In other words, this is a Presidential version of what is shown in the movie with, if memory serves, members of Congress and the governor. Will I be taking my own advice and watching the movie again in honor of our muscular leader? No. I canceled my Netflix subscription after the 2nd or 3rd price increase during what we are informed is a period of near-zero inflation.


23 thoughts on “Biden on the picket line: time to watch American Factory again

  1. For these workers to get a raise, we would need to print a few billion trillion & launch all houses to space. It’s not like there’s a separate interest rate for car loans & houses.

  2. You just posted the other day about how the incompetent management at the UAW auto companies has been giving away any marginal profit due to excess demand to car dealerships for the last few years. (Factoid: car dealerships as a group are very active contributors to local and congressional political races; FWIW, politicians love them/follow the money) You can’t be the only person to have noticed this. Between the fact that there are apparently lots of unclaimed profits to be had in the marketplace, and near-runaway inflation, wouldn’t it be stupid for the auto workers not be clamoring for a bigger piece of the pie?
    If I were a baker and you had told me that recently my cakes had been selling for double their usual price without much complaint, I’d think this was a good time to ask for a big raise.

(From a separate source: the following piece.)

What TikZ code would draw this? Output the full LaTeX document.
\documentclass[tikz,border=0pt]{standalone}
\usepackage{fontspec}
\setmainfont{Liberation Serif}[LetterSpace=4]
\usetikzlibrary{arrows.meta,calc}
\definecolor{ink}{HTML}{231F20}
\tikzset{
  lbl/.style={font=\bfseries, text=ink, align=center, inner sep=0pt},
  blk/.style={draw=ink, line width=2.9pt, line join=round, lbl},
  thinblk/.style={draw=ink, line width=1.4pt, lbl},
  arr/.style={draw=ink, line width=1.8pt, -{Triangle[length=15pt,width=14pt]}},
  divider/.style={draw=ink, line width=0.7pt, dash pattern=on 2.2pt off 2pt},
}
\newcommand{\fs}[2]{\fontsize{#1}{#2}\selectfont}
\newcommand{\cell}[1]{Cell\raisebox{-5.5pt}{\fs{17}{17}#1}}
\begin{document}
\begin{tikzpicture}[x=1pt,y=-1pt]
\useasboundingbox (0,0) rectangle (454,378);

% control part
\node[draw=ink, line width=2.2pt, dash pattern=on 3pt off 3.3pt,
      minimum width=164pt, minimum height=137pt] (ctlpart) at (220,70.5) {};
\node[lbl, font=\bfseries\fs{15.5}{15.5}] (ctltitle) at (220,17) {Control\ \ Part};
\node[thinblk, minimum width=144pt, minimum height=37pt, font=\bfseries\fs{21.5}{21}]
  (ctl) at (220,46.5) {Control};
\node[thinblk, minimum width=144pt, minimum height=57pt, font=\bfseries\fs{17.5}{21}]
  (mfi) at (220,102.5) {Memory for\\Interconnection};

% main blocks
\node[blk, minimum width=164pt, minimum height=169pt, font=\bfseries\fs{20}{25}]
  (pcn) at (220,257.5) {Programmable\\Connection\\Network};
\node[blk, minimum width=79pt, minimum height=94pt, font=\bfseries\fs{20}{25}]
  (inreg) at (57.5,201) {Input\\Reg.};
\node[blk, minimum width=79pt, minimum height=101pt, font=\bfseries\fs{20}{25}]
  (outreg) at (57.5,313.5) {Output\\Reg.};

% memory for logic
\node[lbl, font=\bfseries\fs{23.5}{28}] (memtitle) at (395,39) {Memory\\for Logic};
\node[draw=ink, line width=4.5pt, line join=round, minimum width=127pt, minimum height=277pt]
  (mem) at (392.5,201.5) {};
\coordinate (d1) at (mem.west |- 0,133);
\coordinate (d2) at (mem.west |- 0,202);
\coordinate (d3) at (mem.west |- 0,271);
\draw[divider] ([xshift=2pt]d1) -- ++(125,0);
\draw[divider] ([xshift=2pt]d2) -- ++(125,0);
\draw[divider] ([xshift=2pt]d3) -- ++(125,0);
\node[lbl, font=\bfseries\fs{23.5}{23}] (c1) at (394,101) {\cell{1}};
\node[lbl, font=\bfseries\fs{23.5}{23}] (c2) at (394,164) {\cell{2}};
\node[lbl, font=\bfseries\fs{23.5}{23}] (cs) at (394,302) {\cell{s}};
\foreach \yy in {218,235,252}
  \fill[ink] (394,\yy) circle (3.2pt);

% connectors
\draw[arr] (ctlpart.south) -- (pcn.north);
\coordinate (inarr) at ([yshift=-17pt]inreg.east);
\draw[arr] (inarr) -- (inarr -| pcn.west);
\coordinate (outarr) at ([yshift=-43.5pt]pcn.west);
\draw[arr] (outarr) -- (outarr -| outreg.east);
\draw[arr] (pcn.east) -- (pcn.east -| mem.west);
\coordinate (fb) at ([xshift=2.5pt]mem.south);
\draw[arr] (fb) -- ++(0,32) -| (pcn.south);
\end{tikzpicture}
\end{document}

    • SuperMike: Absolutely! I don’t think that any of the folks involved are acting irrationally. As long as there is the 25 percent “chicken tax” on trucks, the Detroit 3 are substantially insulated from foreign competition and should generate huge profits that any self-respecting union organizer should try to transfer into his/her/zir/their members’ pockets. There is some point at which the automakers can move the factories to Mexico (copy what the Russians did during World War II, moving factories east!) and make trucks that aren’t subject to the chicken tax (NAFTA makes Mexican-produced vehicles exempt). So the UAW should rationally try to take every dime up to the point where the Detroit automakers would shut down all U.S. production.

      Joe Biden is obviously acting rationally, like any other professional politician. And the auto executives, in giving away huge sums to the UAW, would also be acting rationally. They may destroy their firms in the long run, but they’ll avoid the short-term pain of moving production to Mexico that would reduce near-term revenue/profits/bonus. We saw this before with GM. The executives optimized for their own compensation and ignored costs that were imposed on later CEOs. The company went bust and the taxpayers were tapped to pay workers’ health care and pensions.

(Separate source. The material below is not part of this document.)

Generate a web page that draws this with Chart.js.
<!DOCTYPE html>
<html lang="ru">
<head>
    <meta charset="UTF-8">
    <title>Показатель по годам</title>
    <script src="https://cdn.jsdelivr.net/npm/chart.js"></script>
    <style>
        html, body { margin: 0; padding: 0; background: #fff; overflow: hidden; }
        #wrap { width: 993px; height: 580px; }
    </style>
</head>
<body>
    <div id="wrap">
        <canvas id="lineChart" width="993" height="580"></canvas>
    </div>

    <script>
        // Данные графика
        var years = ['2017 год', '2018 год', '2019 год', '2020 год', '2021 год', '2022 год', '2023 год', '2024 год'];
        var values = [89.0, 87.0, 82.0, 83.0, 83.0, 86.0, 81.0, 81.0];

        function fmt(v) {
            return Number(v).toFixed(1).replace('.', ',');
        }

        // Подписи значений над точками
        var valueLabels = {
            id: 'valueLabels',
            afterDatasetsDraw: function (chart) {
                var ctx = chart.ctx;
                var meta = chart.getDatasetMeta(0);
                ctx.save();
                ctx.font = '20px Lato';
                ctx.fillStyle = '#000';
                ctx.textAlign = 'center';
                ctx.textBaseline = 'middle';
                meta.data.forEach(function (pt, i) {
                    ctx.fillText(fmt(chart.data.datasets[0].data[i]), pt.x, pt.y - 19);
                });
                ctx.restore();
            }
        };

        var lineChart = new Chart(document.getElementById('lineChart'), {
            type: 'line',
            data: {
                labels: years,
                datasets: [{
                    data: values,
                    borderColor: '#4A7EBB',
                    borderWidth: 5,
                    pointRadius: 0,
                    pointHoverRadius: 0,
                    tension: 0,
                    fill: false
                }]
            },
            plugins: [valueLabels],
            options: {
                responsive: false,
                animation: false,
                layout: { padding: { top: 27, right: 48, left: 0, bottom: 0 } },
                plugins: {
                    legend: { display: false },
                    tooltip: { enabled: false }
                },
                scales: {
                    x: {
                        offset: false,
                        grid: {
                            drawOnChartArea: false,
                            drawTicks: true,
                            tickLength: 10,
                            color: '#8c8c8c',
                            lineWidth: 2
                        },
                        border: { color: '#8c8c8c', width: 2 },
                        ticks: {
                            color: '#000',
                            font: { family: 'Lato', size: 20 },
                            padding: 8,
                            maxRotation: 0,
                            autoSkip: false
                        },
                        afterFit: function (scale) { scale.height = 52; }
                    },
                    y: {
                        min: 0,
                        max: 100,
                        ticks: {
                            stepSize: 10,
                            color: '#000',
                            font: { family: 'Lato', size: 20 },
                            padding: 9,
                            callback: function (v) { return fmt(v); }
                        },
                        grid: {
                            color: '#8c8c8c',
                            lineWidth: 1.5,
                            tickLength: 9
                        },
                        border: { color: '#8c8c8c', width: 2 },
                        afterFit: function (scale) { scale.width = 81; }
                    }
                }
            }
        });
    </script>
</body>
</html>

      (The latter point means the UAW doesn’t have to worry about the long-term health of the Detroit 3. If the contract is so fat that it drives the companies into bankruptcy during the next recession or financial crisis, the taxpayers can be relied on to insulate the union members from any loss.)

  3. Wondering if for his visit Uncle Joe brought along on his large jet plane a couple hundred of his recently anointed new citizens (formerly Venezuelans) to make introductions with the UAW?

  4. Thank goodness Joe is all over this!
    Alex Berenson
    Sep 24





    Why are you not grateful?

    ’s fault!

  5. I too was thinking about The Factory and also that I would have watched it again had I not cancelled my subscription to Netflix because like Detroit it makes a crappy product at an inflated price. The Prez and the unions want to return to the good old days when there were strikes every year, incompetent management and unmotivated workers would agree to split the pie and the consumer was left with a dismal product until the Japanese were permitted to import cars, which thankfully saved the consumer while decimating the US auto industry. The best strategy of Biden, the unions and management is to give the workers a lucrative contract, raise auto prices commensurately and screw the consumers with import barriers that can be gussied up inside a green new deal.

  6. “Dr” Phil:
    You are always claiming “…what we are informed is a period of near-zero inflation…”

    Where is this? I read a few economic/financial articles on CNBC, NYTimes, and WaPo today and exactly zero claimed there is near-zero inflation.

    I suspect this is a standard made-up reality by right-wing media that has suckered you in e.g. “they want open borders” “they want to take your guns” “they are making up the Russia-Trump connection” “there were mostly families with strollers at Jan 6” “billionaires are suffering”

  7. I click on your link and see $2.72 per gallon at the local Walmart — including chocolate milk for the same price! My bad — $0.03 difference.

    • Your link shows milk at $3.84 in 2022, so the Inflation Reduction Act has worked! Only $2.72 today, therefore -29% inflation in one year!

      I just searched IND-LAX for next week Oct 4-11. $186 round trip on one of the full-fare airlines across the country with one week notice.

      To see prices triple you must be buying tickets between the idle-rich playgrounds: JAC-ASE.

    • Mike: The link compares Walmart to Walmart. That price has gone up 97%. The US government site takes an average across all retailers and that price is up 31 percent (see above). You’ve come up with a different number by comparing the Walmart price for one year to the average of all retailers price for a different year.

    • Mike, now I see over $4.00 for one gallon (128 fl oz) of whole milk, Wall Mart brand (True Value). Local supermarket counter prices hit over $6.00. Saying that I see that listing at my link changed, when I queried it first it had $3.78 per gallon of 2% milk which I do not see now. Can you share your link?

  8. Biden spent 12 minutes on the picket line before jetting off to Silicon Valley to raise money. Way to go Lunch Bucket Joe!